Task prompt
Skip the pictures. Set down, word for word, the lines from the start of the material up to and including the line with "import numpy as np".

Data shown
- - -
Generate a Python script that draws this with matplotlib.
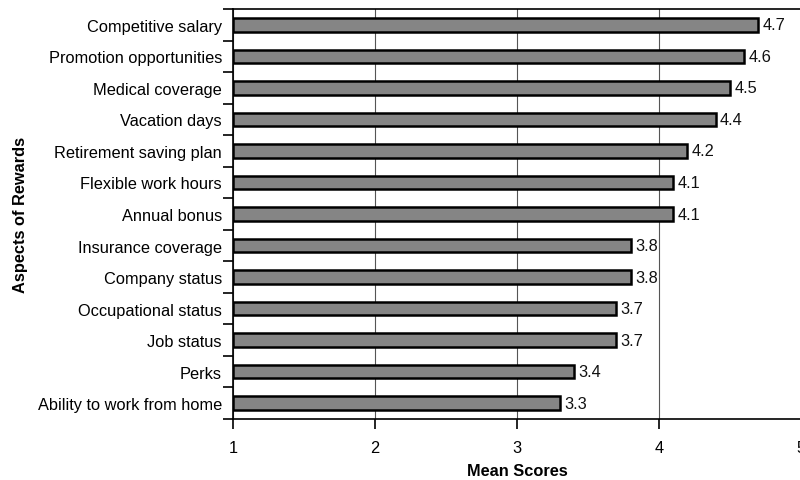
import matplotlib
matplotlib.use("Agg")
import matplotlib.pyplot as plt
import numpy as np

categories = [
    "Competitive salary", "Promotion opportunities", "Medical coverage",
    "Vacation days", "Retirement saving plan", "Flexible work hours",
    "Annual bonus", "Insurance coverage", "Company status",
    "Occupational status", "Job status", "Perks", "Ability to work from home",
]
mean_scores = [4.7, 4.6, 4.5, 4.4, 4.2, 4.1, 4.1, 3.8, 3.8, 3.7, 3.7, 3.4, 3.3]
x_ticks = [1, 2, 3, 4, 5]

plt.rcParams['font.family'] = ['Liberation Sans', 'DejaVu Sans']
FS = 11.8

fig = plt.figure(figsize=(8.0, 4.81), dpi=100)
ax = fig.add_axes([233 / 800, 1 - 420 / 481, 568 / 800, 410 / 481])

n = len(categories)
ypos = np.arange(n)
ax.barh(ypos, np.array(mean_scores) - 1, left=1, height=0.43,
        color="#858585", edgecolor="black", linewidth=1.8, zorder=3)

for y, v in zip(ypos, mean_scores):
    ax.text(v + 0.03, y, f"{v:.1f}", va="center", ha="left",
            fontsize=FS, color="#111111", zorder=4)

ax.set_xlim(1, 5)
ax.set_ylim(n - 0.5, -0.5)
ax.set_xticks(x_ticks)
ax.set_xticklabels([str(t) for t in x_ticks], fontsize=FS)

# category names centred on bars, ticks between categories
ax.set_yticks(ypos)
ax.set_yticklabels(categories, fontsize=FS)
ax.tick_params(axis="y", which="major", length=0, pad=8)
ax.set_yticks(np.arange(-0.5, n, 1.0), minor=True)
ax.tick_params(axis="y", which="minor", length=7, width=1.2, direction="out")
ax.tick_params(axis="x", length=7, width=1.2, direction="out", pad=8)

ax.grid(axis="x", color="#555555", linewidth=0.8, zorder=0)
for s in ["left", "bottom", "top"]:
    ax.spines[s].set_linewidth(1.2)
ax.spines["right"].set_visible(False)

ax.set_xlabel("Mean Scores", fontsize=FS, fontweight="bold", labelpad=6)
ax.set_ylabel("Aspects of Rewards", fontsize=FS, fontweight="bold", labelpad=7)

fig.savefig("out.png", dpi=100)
- - -
Problem solution
Generate a Python script that draws this with matplotlib.
import matplotlib
matplotlib.use("Agg")
import matplotlib.pyplot as plt
import numpy as np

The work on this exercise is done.